S.R. : Depuis 2015, vous êtes engagée dans la mise en avant de travaux d’artistes basés à La Réunion ou originaires de l’île vivant en France (expositions « Où poser la tête ? », « Mutual Core », « Astèr Atèrla »). En quoi l’imaginaire artistique qu’ils déploient dans les lieux d’art, fait de mythes, de légendes, de rituels… vous semble clé pour décentrer et enrichir nos imaginaires écologiques ?

J.C. : Depuis 2015, je ne fais que revenir à La Réunion. Je suis aimantée par l’île et par la famille de cœur qui s’est collectivement fabriquée au fil des années. Les artistes qui font partie de cette famille entretiennent des liens profonds non seulement avec l’île, mais aussi avec la région indo-océanique. La culture créole (langue, musique, cuisine, etc.) engendre une pensée créole de la communauté, des relations entre humains et non humains, de l’invisible ou du territoire. Le passé et le présent coloniaux de La Réunion engagent les artistes à développer une pensée critique souvent guidée par une nécessité mythologique, spirituelle et inévitablement politique.

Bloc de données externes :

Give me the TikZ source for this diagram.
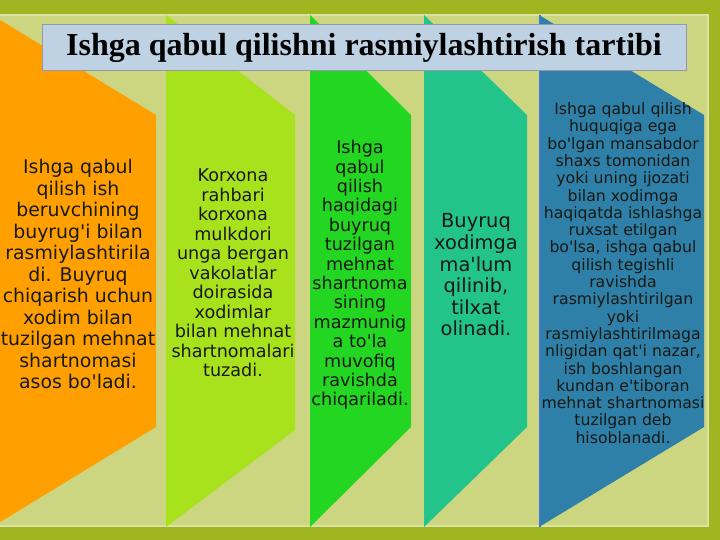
\documentclass[tikz,border=0pt]{standalone}
\usepackage{fontspec}
\newfontfamily\titlefont{Liberation Serif}
\newfontfamily\bodyfont{DejaVu Sans}
\definecolor{frameC}{RGB}{160,182,32}
\definecolor{panelC}{RGB}{204,214,128}
\definecolor{orangeC}{RGB}{255,160,0}
\definecolor{lgreenC}{RGB}{168,226,28}
\definecolor{greenC}{RGB}{34,214,34}
\definecolor{tealC}{RGB}{34,196,140}
\definecolor{blueC}{RGB}{46,128,168}
\definecolor{blueEdge}{RGB}{60,120,210}
\definecolor{titleFill}{RGB}{190,210,228}
\definecolor{titleLine}{RGB}{150,150,172}
\definecolor{txtC}{RGB}{25,25,20}
\tikzset{
  boxtext/.style={align=center, text=txtC, inner sep=0pt},
}
\begin{document}
\begin{tikzpicture}[x=1pt,y=-1pt]
\useasboundingbox (0,0) rectangle (720,540);
% frame and panel
\fill[frameC] (0,0) rectangle (720,540);
\fill[panelC] (0,14) rectangle (709,527);
\draw[panelC!70!white, line width=1.5pt] (0,15) -- (708,15) -- (708,526) -- (0,526);
% shapes: top-left (L,15), diagonal to (R,115), down to (R,427), diagonal to (L,527)
\fill[orangeC] (-8,15) -- (156,115) -- (156,427) -- (-8,527) -- cycle;
\fill[lgreenC] (166,15) -- (295,115) -- (295,430) -- (166,527) -- cycle;
\fill[greenC] (310,15) -- (411,115) -- (411,427) -- (310,527) -- cycle;
\fill[tealC] (424,15) -- (527,115) -- (527,427) -- (424,527) -- cycle;
\fill[blueC] (539,15) -- (704,115) -- (704,427) -- (539,527) -- cycle;
\draw[blueEdge, line width=1.5pt] (540,15) -- (540,527);
% title
\node[draw=titleLine, line width=1pt, fill=titleFill, minimum width=644pt, minimum height=46pt, inner sep=0pt,
      font=\titlefont\bfseries\fontsize{32}{36}\selectfont] (title) at (364,48) {Ishga qabul qilishni rasmiylashtirish tartibi};
% texts
\node[boxtext, font=\bodyfont\fontsize{18.9}{21.5}\selectfont] (t1) at (78,274) {Ishga qabul\\qilish ish\\beruvchining\\buyrug'i bilan\\rasmiylashtirila\\di. Buyruq\\chiqarish uchun\\xodim bilan\\tuzilgan mehnat\\shartnomasi\\asos bo'ladi.};
\node[boxtext, font=\bodyfont\fontsize{17.6}{19.5}\selectfont] (t2) at (233,273) {Korxona\\rahbari\\korxona\\mulkdori\\unga bergan\\vakolatlar\\doirasida\\xodimlar\\bilan mehnat\\shartnomalari\\tuzadi.};
\node[boxtext, font=\bodyfont\fontsize{17.6}{19.4}\selectfont] (t3) at (360,275) {Ishga\\qabul\\qilish\\haqidagi\\buyruq\\tuzilgan\\mehnat\\shartnoma\\sining\\mazmunig\\a to'la\\muvofiq\\ravishda\\chiqariladi.};
\node[boxtext, font=\bodyfont\fontsize{19.4}{21.6}\selectfont] (t4) at (476,275) {Buyruq\\xodimga\\ma'lum\\qilinib,\\tilxat\\olinadi.};
\node[boxtext, font=\bodyfont\fontsize{15.7}{17.3}\selectfont] (t5) at (623,273) {Ishga qabul qilish\\huquqiga ega\\bo'lgan mansabdor\\shaxs tomonidan\\yoki uning ijozati\\bilan xodimga\\haqiqatda ishlashga\\ruxsat etilgan\\bo'lsa, ishga qabul\\qilish tegishli\\ravishda\\rasmiylashtirilgan\\yoki\\rasmiylashtirilmaga\\nligidan qat'i nazar,\\ish boshlangan\\kundan e'tiboran\\mehnat shartnomasi\\tuzilgan deb\\hisoblanadi.};
\end{tikzpicture}
\end{document}
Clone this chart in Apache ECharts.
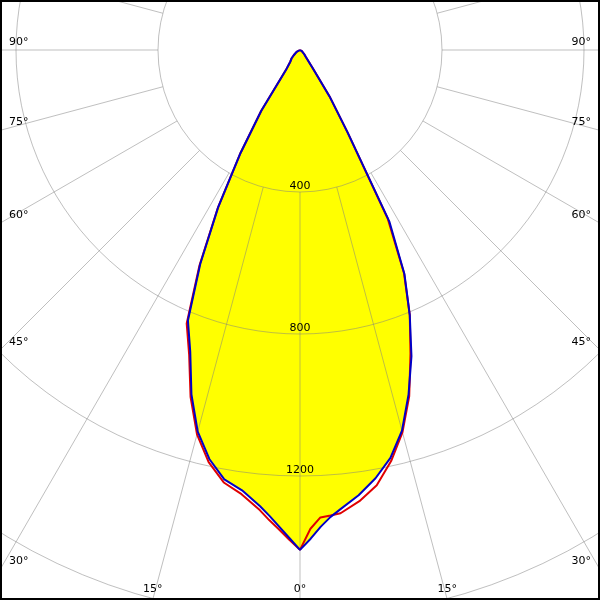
<!DOCTYPE html>
<html>
<head>
<meta charset="utf-8">
<script src="https://cdn.jsdelivr.net/npm/echarts@6/dist/echarts.min.js"></script>
<style>
  html, body { margin: 0; padding: 0; background: #fff; }
  #chart { width: 600px; height: 600px; }
</style>
</head>
<body>
<div id="chart"></div>
<script>
// gamma angles (deg from nadir) and luminous intensity (cd)
var angles = [0, 1.25, 2.5, 3.75, 5, 7.5, 10, 12.5, 15, 17.5, 20, 22.5, 25, 27.5, 30, 32.5, 35, 40, 45, 50, 60, 70, 80, 90];
var blueRight = [1408, 1377, 1344, 1318, 1299, 1265, 1225, 1177, 1110, 1017, 918, 808, 696, 546, 268, 155, 62, 25, 17, 11, 6, 3, 0, 0];
var blueLeft  = [1408, 1375, 1344, 1315, 1290, 1251, 1228, 1180, 1113, 1017, 904, 825, 665, 499, 335, 203, 70, 42, 34, 23, 11, 3, 0, 0];
var redRight  = [1408, 1349, 1318, 1314, 1310, 1282, 1245, 1186, 1115, 1023, 910, 808, 693, 535, 268, 155, 62, 25, 17, 11, 6, 3, 0, 0];
var redLeft   = [1408, 1380, 1352, 1327, 1301, 1262, 1237, 1189, 1121, 1025, 913, 834, 670, 501, 335, 203, 70, 42, 34, 23, 11, 3, 0, 0];

var ringValues = [400, 800, 1200, 1600];
var labelAngles = [0, 15, 30, 45, 60, 75, 90];

var cx = 300, cy = 50;
var rMax = 1800, rOuter = 639;
var rInner = ringValues[0] / rMax * rOuter;

// left half uses 360 - angle, run from left 90 down to 0 then up the right side
function curve(left, right) {
  var pts = [];
  for (var i = angles.length - 1; i > 0; i--) pts.push([left[i], 360 - angles[i]]);
  for (var j = 0; j < angles.length; j++) pts.push([right[j], angles[j]]);
  return pts;
}

// angle labels sit where each radial line leaves the frame
var texts = [];
labelAngles.forEach(function (a) {
  var sides = a === 0 ? [1] : [-1, 1];
  sides.forEach(function (sd) {
    var rad = a * Math.PI / 180;
    var dx = sd * Math.sin(rad), dy = Math.cos(rad);
    var tSide = dx !== 0 ? 300 / Math.abs(dx) : Infinity;
    var tBot = dy > 0 ? (600 - cy) / dy : Infinity;
    var x, y, align;
    if (tSide < tBot) {
      x = sd < 0 ? 9 : 591;
      y = cy + tSide * dy - 8;
      align = sd < 0 ? 'left' : 'right';
    } else {
      x = cx + tBot * dx;
      y = 589;
      align = 'center';
    }
    texts.push({
      type: 'text', x: x, y: y, z: 20,
      style: { text: a + '°', font: '11px DejaVu Sans', fill: '#000', align: align, verticalAlign: 'middle' }
    });
  });
});
texts.push({
  type: 'rect', z: 30, silent: true,
  shape: { x: 1, y: 1, width: 598, height: 598 },
  style: { fill: 'none', stroke: '#000', lineWidth: 2 }
});

var gridColor = 'rgba(128,128,128,0.5)';

var myChart = echarts.init(document.getElementById('chart'));
myChart.setOption({
  animation: false,
  backgroundColor: '#fff',
  polar: [
    { center: [cx, cy], radius: [rInner, rOuter] },
    { center: [cx, cy], radius: [0, rOuter] }
  ],
  angleAxis: [
    {
      polarIndex: 0, type: 'value', min: 0, max: 360, interval: 15,
      startAngle: 270, clockwise: false, z: 3,
      axisLine: { show: false }, axisTick: { show: false }, axisLabel: { show: false },
      splitLine: { show: true, lineStyle: { color: gridColor, width: 1 } }
    },
    {
      polarIndex: 1, type: 'value', min: 0, max: 360,
      startAngle: 270, clockwise: false,
      axisLine: { show: false }, axisTick: { show: false }, axisLabel: { show: false },
      splitLine: { show: false }
    }
  ],
  radiusAxis: [
    {
      polarIndex: 0, type: 'value', min: ringValues[0], max: rMax, interval: 400, z: 3,
      axisLine: { show: false }, axisTick: { show: false },
      axisLabel: {
        show: true, margin: 0, align: 'center', verticalAlign: 'bottom',
        color: '#000', fontSize: 11, fontFamily: 'DejaVu Sans',
        showMinLabel: true, showMaxLabel: false,
        formatter: function (v) { return String(v); }
      },
      splitLine: { show: true, lineStyle: { color: gridColor, width: 1 } }
    },
    {
      polarIndex: 1, type: 'value', min: 0, max: rMax,
      axisLine: { show: false }, axisTick: { show: false }, axisLabel: { show: false },
      splitLine: { show: false }
    }
  ],
  graphic: texts,
  series: [
    {
      name: 'fill', type: 'line', coordinateSystem: 'polar', polarIndex: 1,
      data: curve(blueLeft, blueRight), symbol: 'none', silent: true, z: 2, clip: false,
      lineStyle: { width: 0 },
      areaStyle: { color: '#ffff00', opacity: 1 }
    },
    {
      name: 'C0-C180', type: 'line', coordinateSystem: 'polar', polarIndex: 1,
      data: curve(redLeft, redRight), symbol: 'none', z: 4, clip: false,
      lineStyle: { color: '#e00000', width: 2 }
    },
    {
      name: 'C90-C270', type: 'line', coordinateSystem: 'polar', polarIndex: 1,
      data: curve(blueLeft, blueRight), symbol: 'none', z: 5, clip: false,
      lineStyle: { color: '#0000c8', width: 2 }
    }
  ]
});
</script>
</body>
</html>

Parce que la mémoire collective fait défaut, les imaginaires sont nourris de narrations spéculatives puissantes. Ces imaginaires kwir[1], écopolitiques, paysans, poétiques, marrons, font la spécificité de la scène artistique réunionnaise. L’ultramarinité est un des impensés, parmi les trop nombreux impensés, de la société française. Il me paraît urgent de visibiliser des pratiques artistiques qui, en France continentale, sont encore trop peu considérées.

S.R. : Souhaitez-vous partager des actualités à venir d’ici la fin d’année 2024 ?

J.C. : En tant que commissaire associée à la programmation du Transpalette à Bourges (depuis 2018), je présente, à partir du 25 octobre 2024, une exposition collective intitulée Kin(d) Relations qui travaille la question de l’habitabilité de l’espace terrien. En février prochain, je présenterai une dernière exposition à Bourges avec une exposition monographique de Marie Losier. Cette exposition marquera plusieurs années de programmation au Transpalette qui va se terminer sur une touche camp, punk et loufoque.